[What to produce]
Where a line below holds the string "this", copy that line.

[Data section]
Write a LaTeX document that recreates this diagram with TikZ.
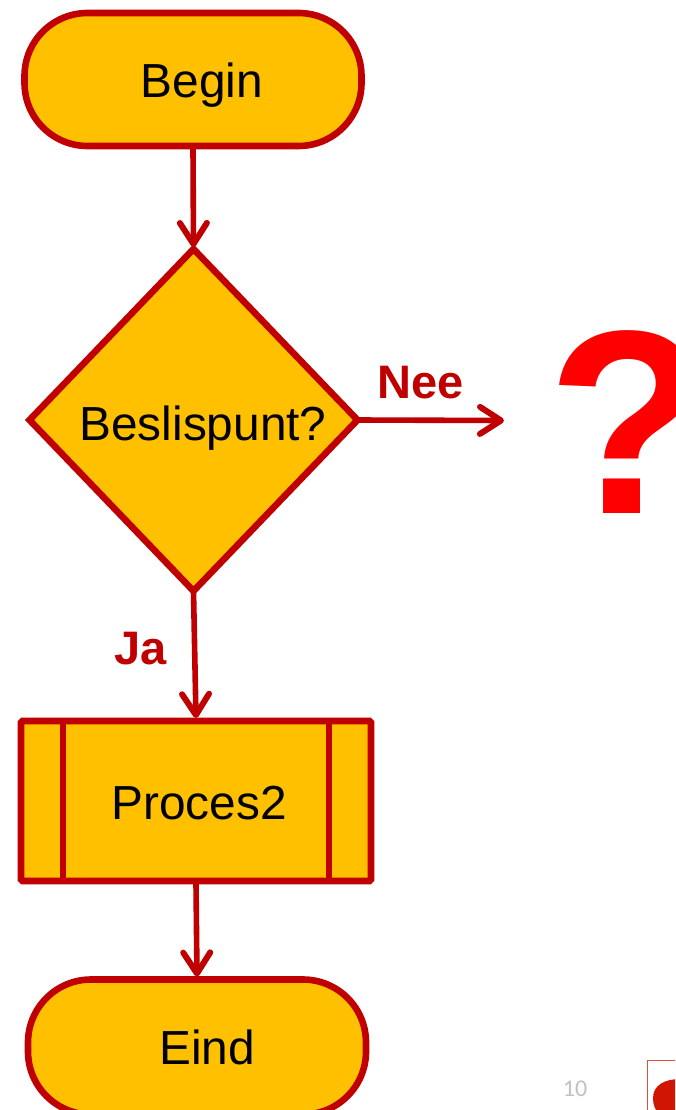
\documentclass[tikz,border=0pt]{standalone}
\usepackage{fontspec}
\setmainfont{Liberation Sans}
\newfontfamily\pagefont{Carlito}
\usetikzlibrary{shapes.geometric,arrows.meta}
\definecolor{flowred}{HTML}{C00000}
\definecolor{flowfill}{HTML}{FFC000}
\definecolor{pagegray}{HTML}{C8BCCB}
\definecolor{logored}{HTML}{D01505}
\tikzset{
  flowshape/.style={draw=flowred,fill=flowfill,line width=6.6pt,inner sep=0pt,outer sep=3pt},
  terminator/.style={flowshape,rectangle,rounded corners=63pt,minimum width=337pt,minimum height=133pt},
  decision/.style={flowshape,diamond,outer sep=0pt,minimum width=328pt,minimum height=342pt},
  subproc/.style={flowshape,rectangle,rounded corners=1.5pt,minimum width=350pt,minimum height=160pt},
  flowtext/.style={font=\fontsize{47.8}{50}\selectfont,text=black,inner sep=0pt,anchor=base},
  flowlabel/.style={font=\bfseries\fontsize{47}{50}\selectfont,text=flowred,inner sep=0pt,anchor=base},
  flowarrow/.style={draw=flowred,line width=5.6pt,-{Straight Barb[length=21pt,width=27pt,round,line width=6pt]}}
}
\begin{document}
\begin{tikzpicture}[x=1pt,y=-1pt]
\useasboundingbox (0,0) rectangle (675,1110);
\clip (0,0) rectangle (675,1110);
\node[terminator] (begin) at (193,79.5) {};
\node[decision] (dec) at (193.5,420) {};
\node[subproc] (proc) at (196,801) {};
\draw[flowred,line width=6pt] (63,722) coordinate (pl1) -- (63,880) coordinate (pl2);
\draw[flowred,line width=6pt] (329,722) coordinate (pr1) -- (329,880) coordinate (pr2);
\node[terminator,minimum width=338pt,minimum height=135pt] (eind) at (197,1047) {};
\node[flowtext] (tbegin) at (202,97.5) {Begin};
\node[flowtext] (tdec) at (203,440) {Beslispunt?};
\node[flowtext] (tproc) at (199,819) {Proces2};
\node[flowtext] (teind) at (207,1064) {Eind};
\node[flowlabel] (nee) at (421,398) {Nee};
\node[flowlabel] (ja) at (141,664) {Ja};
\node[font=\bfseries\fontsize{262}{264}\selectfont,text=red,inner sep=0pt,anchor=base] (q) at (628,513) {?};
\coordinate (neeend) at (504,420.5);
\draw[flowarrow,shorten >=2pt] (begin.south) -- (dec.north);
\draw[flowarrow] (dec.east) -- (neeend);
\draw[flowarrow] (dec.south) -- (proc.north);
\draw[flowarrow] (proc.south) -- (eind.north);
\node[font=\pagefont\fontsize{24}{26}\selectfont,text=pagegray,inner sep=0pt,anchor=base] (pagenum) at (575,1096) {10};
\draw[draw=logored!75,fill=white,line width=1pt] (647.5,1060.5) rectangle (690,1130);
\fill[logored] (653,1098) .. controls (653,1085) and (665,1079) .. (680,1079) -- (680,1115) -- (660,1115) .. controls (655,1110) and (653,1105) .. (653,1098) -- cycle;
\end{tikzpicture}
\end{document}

---

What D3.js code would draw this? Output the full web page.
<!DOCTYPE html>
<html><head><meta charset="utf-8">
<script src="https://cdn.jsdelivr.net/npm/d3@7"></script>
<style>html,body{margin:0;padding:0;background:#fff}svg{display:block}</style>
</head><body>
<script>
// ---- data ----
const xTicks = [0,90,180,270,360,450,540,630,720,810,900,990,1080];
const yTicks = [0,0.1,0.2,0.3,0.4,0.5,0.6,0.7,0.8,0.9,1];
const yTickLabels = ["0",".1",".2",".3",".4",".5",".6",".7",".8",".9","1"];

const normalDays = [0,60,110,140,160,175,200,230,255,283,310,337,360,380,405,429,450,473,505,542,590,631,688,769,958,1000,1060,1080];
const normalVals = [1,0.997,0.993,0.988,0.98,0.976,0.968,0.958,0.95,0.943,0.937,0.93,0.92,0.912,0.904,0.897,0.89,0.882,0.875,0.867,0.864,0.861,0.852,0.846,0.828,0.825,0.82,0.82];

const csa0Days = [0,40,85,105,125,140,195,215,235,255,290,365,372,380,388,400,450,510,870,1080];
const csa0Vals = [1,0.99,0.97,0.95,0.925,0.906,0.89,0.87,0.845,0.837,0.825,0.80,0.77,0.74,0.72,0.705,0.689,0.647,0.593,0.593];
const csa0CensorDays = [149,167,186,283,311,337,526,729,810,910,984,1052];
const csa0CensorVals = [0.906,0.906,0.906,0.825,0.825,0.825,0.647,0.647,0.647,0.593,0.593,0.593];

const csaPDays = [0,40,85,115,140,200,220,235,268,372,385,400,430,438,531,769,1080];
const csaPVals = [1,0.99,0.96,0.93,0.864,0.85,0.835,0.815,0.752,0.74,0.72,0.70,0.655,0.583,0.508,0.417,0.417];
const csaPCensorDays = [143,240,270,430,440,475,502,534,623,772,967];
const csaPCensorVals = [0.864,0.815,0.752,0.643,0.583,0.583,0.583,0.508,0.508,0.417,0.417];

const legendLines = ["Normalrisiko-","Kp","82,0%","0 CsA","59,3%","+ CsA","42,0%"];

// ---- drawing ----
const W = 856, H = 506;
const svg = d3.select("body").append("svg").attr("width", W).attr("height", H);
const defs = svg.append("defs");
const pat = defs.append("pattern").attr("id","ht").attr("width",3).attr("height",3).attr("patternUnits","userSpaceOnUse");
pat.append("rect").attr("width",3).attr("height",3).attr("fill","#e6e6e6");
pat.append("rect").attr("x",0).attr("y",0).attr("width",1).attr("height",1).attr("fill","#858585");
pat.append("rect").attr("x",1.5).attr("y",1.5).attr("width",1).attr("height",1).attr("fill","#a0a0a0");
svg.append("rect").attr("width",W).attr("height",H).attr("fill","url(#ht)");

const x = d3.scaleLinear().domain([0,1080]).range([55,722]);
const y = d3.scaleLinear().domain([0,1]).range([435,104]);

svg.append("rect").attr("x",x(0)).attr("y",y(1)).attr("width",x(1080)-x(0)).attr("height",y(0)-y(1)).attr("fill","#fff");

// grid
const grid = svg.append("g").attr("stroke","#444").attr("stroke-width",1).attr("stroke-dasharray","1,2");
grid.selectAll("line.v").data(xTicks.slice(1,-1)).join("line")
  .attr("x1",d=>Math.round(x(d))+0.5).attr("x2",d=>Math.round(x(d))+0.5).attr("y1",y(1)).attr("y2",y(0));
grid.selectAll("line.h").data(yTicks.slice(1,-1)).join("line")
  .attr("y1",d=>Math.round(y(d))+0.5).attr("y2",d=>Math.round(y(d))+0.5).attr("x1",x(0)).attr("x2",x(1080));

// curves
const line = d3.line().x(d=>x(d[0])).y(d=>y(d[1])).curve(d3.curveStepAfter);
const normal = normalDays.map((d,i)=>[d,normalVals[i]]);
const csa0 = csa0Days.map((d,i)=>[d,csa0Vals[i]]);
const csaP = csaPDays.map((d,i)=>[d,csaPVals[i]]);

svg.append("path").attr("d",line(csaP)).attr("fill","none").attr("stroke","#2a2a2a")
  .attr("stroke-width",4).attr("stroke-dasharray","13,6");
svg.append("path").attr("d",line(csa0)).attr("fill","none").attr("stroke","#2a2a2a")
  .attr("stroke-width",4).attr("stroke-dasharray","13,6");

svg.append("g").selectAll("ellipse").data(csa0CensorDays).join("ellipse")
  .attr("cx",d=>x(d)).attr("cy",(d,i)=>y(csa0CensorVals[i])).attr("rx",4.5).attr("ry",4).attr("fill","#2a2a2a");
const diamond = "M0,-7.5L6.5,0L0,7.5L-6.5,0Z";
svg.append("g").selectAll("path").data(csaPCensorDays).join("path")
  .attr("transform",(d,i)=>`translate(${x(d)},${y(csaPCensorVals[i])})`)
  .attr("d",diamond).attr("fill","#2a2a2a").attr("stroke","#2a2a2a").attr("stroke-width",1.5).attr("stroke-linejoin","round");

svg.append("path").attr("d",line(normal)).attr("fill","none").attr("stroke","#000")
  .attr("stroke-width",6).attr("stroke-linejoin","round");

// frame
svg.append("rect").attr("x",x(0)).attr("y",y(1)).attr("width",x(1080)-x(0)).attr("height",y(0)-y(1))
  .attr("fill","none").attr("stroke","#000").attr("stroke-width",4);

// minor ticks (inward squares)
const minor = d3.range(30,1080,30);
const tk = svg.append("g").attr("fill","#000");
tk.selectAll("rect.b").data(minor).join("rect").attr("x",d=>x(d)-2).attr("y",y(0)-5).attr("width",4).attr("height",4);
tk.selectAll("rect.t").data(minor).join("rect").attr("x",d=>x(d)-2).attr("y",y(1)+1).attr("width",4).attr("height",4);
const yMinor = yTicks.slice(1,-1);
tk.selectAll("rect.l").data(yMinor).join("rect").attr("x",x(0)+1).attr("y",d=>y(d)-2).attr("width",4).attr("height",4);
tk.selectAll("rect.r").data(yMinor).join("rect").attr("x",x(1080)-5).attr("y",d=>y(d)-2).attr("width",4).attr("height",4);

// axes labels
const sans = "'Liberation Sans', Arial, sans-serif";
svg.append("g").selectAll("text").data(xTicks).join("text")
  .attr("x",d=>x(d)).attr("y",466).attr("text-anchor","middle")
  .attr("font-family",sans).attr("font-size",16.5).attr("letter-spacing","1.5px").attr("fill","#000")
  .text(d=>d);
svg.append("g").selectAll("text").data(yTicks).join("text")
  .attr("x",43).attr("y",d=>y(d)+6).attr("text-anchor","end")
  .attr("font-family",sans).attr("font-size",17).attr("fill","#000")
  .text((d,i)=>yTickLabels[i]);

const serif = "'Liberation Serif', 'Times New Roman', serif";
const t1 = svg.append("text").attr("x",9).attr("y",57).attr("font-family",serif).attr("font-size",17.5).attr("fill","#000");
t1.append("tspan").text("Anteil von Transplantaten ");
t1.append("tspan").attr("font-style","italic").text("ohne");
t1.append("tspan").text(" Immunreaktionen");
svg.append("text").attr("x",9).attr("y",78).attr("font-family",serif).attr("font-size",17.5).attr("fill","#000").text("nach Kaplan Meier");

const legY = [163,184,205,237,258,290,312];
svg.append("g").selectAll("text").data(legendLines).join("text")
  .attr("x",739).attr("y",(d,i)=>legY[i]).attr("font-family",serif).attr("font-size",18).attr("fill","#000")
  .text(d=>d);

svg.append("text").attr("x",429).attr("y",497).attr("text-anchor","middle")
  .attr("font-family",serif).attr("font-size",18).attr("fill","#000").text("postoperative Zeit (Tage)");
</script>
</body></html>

[Complete response]
Write a LaTeX document that recreates this diagram with TikZ.
What D3.js code would draw this? Output the full web page.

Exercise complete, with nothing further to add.